The Bronze Wolf
The Bronze Wolf is the only award made by the World Scout Committee. It is given solely in recognition of outstanding service by an individual to the World Scout Movement. Approval for the institution of the award was made by the International Committee meeting in Stockholm on 2 August 1935. The Committee unanimously awarded the first Bronze Wolf to the Chief Scout of the World, Lord Baden-Powell.
A Short History
During the early years of the development of the Scout Movement throughout the world, it was the practice of the Founder, Lord Baden-Powell, to give the Silver Wolf to Scouters in any country who had done outstandingly valuable work for the Movement.
The award was of course highly valued, but it began to be realized that the Silver Wolf was a British Scout decoration, even though it was given by the Chief Scout of the World. Accordingly, the International Committee decided in 1924 to ask Baden-Powell if he would consider the institution of a special award which might be offered in their name, "to be awarded on the recommendation of the International Committee for outstanding international services to the Scout Movement".
The Chief Scout, as was his habit, gave the suggestion long and careful thought, weighing up the pros and cons. He was anxious to avoid a multiplicity of awards, but at the same time he realized that there was a definite need for something to fill this particular need. In 1932 he reopened the question and after further consultations with the International Committee it was decided in June 1934 to create the award of the Bronze Wolf. As its name implies the decoration is a wolf in bronze and it is worn round the neck on a green ribbon with a yellow edging.

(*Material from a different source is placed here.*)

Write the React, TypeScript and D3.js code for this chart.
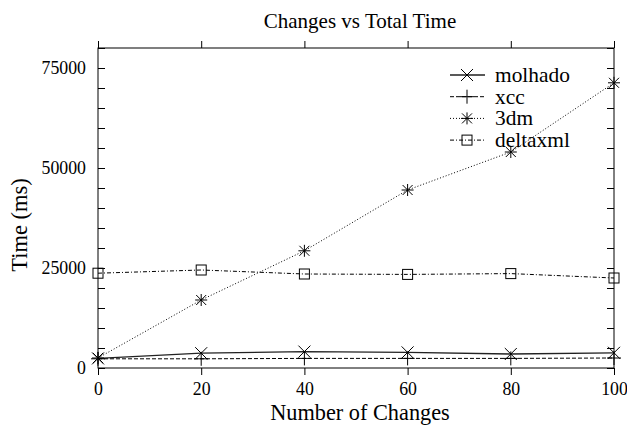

On the proposal of one of its members, the late Mr. Walter H. Head, the International Committee unanimously awarded the first Bronze Wolf to Lord Baden-Powell himself.
During the first twenty years of the award, only twelve awards were made. This was in accordance with the International Committee's policy that the award should only be made for "outstanding international services" and with their earlier decision that no more than two awards would normally be made during any one biennial period. However, this decision was made when the strength of Scouting throughout the world was much less than it is today.
Today, the Bronze Wolf is still the only award made by the World Scout Committee – the successor to the International Committee. It is given solely in recognition of outstanding services by an individual to the World Scout Movement. Under present guidelines, approximately one award for each 2,000,000 members worldwide is made each year. Today, sixty seven years after the institution of the award, a total of 320 awards have been made.